>> Start

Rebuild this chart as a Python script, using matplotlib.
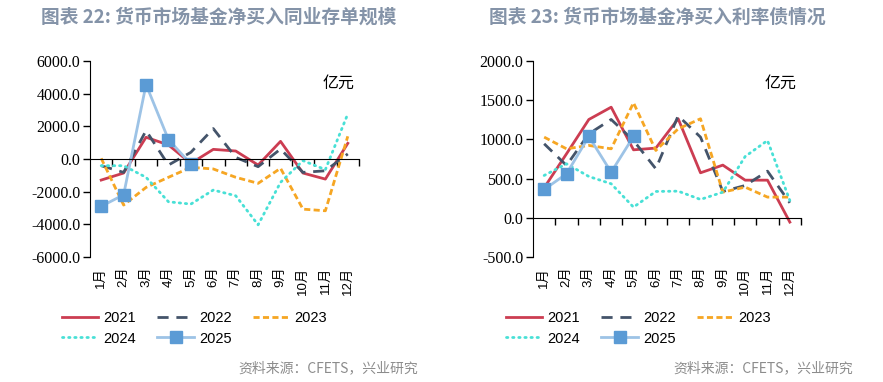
import matplotlib
matplotlib.use("Agg")
import numpy as np
import matplotlib.pyplot as plt

plt.rcParams['font.family'] = ['Liberation Sans', 'Noto Sans CJK SC']

months = ['1月', '2月', '3月', '4月', '5月', '6月', '7月', '8月', '9月', '10月', '11月', '12月']
years = ['2021', '2022', '2023', '2024', '2025']

# 图表22: 同业存单 (亿元)
cd_2021 = [-1290, -860, 1330, 860, -270, 590, 490, -370, 1080, -860, -1230, 960]
cd_2022 = [-410, -820, 1740, -370, 410, 1860, 100, -470, 610, -820, -720, 310]
cd_2023 = [40, -2820, -1740, -1120, -510, -610, -1120, -1490, -570, -3070, -3170, 1390]
cd_2024 = [-410, -410, -1120, -2620, -2760, -1900, -2250, -4030, -1430, -100, -650, 2760]
cd_2025 = [-2900, -2190, 4560, 1190, -310]

# 图表23: 利率债 (亿元)
rb_2021 = [383, 816, 1254, 1411, 867, 889, 1263, 574, 672, 480, 480, -55]
rb_2022 = [944, 668, 1071, 1254, 986, 625, 1301, 1029, 336, 412, 595, 191]
rb_2023 = [1029, 880, 923, 880, 1467, 859, 1135, 1263, 327, 391, 264, 264]
rb_2024 = [540, 689, 527, 434, 136, 336, 340, 234, 327, 782, 986, 221]
rb_2025 = [361, 561, 1037, 582, 1037]

titles = ['图表 22: 货币市场基金净买入同业存单规模', '图表 23: 货币市场基金净买入利率债情况']

styles = [
    dict(color='#CC3D52', lw=2.0, ls='-'),
    dict(color='#44546A', lw=2.0, ls=(0, (4, 2.8))),
    dict(color='#F6A623', lw=2.0, ls=(0, (2.2, 1.2))),
    dict(color='#48E0D6', lw=2.0, ls=(0, (0.5, 1.7)), dash_capstyle='round'),
    dict(color='#9DC3E6', lw=2.0, ls='-', marker='s', markersize=8,
         markerfacecolor='#5B9BD5', markeredgecolor='#5B9BD5'),
]

fig = plt.figure(figsize=(8.83, 3.82), dpi=100)
W, H = 883., 382.
# axes boxes in pixels: left, right, top, bottom
boxes = [(90, 359, 61, 257), (533, 801, 61, 257)]
ylims = [(-6000, 6000), (-500, 2000)]
ysteps = [2000, 500]
datasets = [[cd_2021, cd_2022, cd_2023, cd_2024, cd_2025],
            [rb_2021, rb_2022, rb_2023, rb_2024, rb_2025]]
title_x = [219, 657]
legend_x = [62, 506]
src_x = [418, 853]

for k in range(2):
    l, r, t, b = boxes[k]
    ax = fig.add_axes([l / W, 1 - b / H, (r - l) / W, (b - t) / H])
    x = np.arange(12)
    for i, vals in enumerate(datasets[k]):
        ax.plot(x[:len(vals)], vals, label=years[i], **styles[i])

    ax.set_xlim(-0.5, 11.5)
    ax.set_ylim(*ylims[k])
    ax.set_yticks(np.arange(ylims[k][0], ylims[k][1] + 1, ysteps[k]))
    ax.yaxis.set_major_formatter(matplotlib.ticker.FormatStrFormatter('%.1f'))
    for lab in ax.get_yticklabels():
        lab.set_family('Liberation Serif')
        lab.set_fontsize(11.5)
    ax.tick_params(axis='y', length=5, width=1, pad=2)

    ax.spines['top'].set_visible(False)
    ax.spines['right'].set_visible(False)
    ax.spines['bottom'].set_position(('data', 0))
    ax.set_xticks(np.arange(0.5, 12, 1))
    ax.set_xticklabels([])
    ax.tick_params(axis='x', length=5, width=1, direction='out')

    for j, m in enumerate(months):
        ax.text(j, -0.05, m, transform=ax.get_xaxis_transform(), rotation=90,
                ha='center', va='top', fontsize=9.5)

    ax.text(0.985, 0.93, '亿元', transform=ax.transAxes, ha='right', va='top',
            fontsize=11.5, family=['Noto Sans CJK SC'])

    fig.text(title_x[k] / W, 1 - 17 / H, titles[k], ha='center', va='center',
             fontsize=13.5, fontweight='bold', color='#8493A8',
             family=['Noto Sans CJK SC'])

    # legend filled row by row: 2021 2022 2023 / 2024 2025
    handles, labels = ax.get_legend_handles_labels()
    order = [0, 3, 1, 4, 2]
    fig.legend([handles[i] for i in order], [labels[i] for i in order],
               loc='upper left', bbox_to_anchor=(legend_x[k] / W, 1 - 311 / H),
               ncol=3, frameon=False, fontsize=10.5, handlelength=2.5,
               handletextpad=0.35, columnspacing=1.45, labelspacing=0.45,
               borderaxespad=0, borderpad=0)

    fig.text(src_x[k] / W, 1 - 368 / H, '资料来源：CFETS，兴业研究', ha='right',
             va='center', fontsize=10, color='#8C8C8C', family=['Noto Sans CJK SC'])

fig.savefig('out.png', dpi=100)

>> End

* **What the task requires**: Set down all the data again exactly as above, pictures excluded.

* **Task solution**:
Rebuild this chart as a Python script, using matplotlib.
import matplotlib
matplotlib.use("Agg")
import numpy as np
import matplotlib.pyplot as plt

plt.rcParams['font.family'] = ['Liberation Sans', 'Noto Sans CJK SC']

months = ['1月', '2月', '3月', '4月', '5月', '6月', '7月', '8月', '9月', '10月', '11月', '12月']
years = ['2021', '2022', '2023', '2024', '2025']

# 图表22: 同业存单 (亿元)
cd_2021 = [-1290, -860, 1330, 860, -270, 590, 490, -370, 1080, -860, -1230, 960]
cd_2022 = [-410, -820, 1740, -370, 410, 1860, 100, -470, 610, -820, -720, 310]
cd_2023 = [40, -2820, -1740, -1120, -510, -610, -1120, -1490, -570, -3070, -3170, 1390]
cd_2024 = [-410, -410, -1120, -2620, -2760, -1900, -2250, -4030, -1430, -100, -650, 2760]
cd_2025 = [-2900, -2190, 4560, 1190, -310]

# 图表23: 利率债 (亿元)
rb_2021 = [383, 816, 1254, 1411, 867, 889, 1263, 574, 672, 480, 480, -55]
rb_2022 = [944, 668, 1071, 1254, 986, 625, 1301, 1029, 336, 412, 595, 191]
rb_2023 = [1029, 880, 923, 880, 1467, 859, 1135, 1263, 327, 391, 264, 264]
rb_2024 = [540, 689, 527, 434, 136, 336, 340, 234, 327, 782, 986, 221]
rb_2025 = [361, 561, 1037, 582, 1037]

titles = ['图表 22: 货币市场基金净买入同业存单规模', '图表 23: 货币市场基金净买入利率债情况']

styles = [
    dict(color='#CC3D52', lw=2.0, ls='-'),
    dict(color='#44546A', lw=2.0, ls=(0, (4, 2.8))),
    dict(color='#F6A623', lw=2.0, ls=(0, (2.2, 1.2))),
    dict(color='#48E0D6', lw=2.0, ls=(0, (0.5, 1.7)), dash_capstyle='round'),
    dict(color='#9DC3E6', lw=2.0, ls='-', marker='s', markersize=8,
         markerfacecolor='#5B9BD5', markeredgecolor='#5B9BD5'),
]

fig = plt.figure(figsize=(8.83, 3.82), dpi=100)
W, H = 883., 382.
# axes boxes in pixels: left, right, top, bottom
boxes = [(90, 359, 61, 257), (533, 801, 61, 257)]
ylims = [(-6000, 6000), (-500, 2000)]
ysteps = [2000, 500]
datasets = [[cd_2021, cd_2022, cd_2023, cd_2024, cd_2025],
            [rb_2021, rb_2022, rb_2023, rb_2024, rb_2025]]
title_x = [219, 657]
legend_x = [62, 506]
src_x = [418, 853]

for k in range(2):
    l, r, t, b = boxes[k]
    ax = fig.add_axes([l / W, 1 - b / H, (r - l) / W, (b - t) / H])
    x = np.arange(12)
    for i, vals in enumerate(datasets[k]):
        ax.plot(x[:len(vals)], vals, label=years[i], **styles[i])

    ax.set_xlim(-0.5, 11.5)
    ax.set_ylim(*ylims[k])
    ax.set_yticks(np.arange(ylims[k][0], ylims[k][1] + 1, ysteps[k]))
    ax.yaxis.set_major_formatter(matplotlib.ticker.FormatStrFormatter('%.1f'))
    for lab in ax.get_yticklabels():
        lab.set_family('Liberation Serif')
        lab.set_fontsize(11.5)
    ax.tick_params(axis='y', length=5, width=1, pad=2)

    ax.spines['top'].set_visible(False)
    ax.spines['right'].set_visible(False)
    ax.spines['bottom'].set_position(('data', 0))
    ax.set_xticks(np.arange(0.5, 12, 1))
    ax.set_xticklabels([])
    ax.tick_params(axis='x', length=5, width=1, direction='out')

    for j, m in enumerate(months):
        ax.text(j, -0.05, m, transform=ax.get_xaxis_transform(), rotation=90,
                ha='center', va='top', fontsize=9.5)

    ax.text(0.985, 0.93, '亿元', transform=ax.transAxes, ha='right', va='top',
            fontsize=11.5, family=['Noto Sans CJK SC'])

    fig.text(title_x[k] / W, 1 - 17 / H, titles[k], ha='center', va='center',
             fontsize=13.5, fontweight='bold', color='#8493A8',
             family=['Noto Sans CJK SC'])

    # legend filled row by row: 2021 2022 2023 / 2024 2025
    handles, labels = ax.get_legend_handles_labels()
    order = [0, 3, 1, 4, 2]
    fig.legend([handles[i] for i in order], [labels[i] for i in order],
               loc='upper left', bbox_to_anchor=(legend_x[k] / W, 1 - 311 / H),
               ncol=3, frameon=False, fontsize=10.5, handlelength=2.5,
               handletextpad=0.35, columnspacing=1.45, labelspacing=0.45,
               borderaxespad=0, borderpad=0)

    fig.text(src_x[k] / W, 1 - 368 / H, '资料来源：CFETS，兴业研究', ha='right',
             va='center', fontsize=10, color='#8C8C8C', family=['Noto Sans CJK SC'])

fig.savefig('out.png', dpi=100)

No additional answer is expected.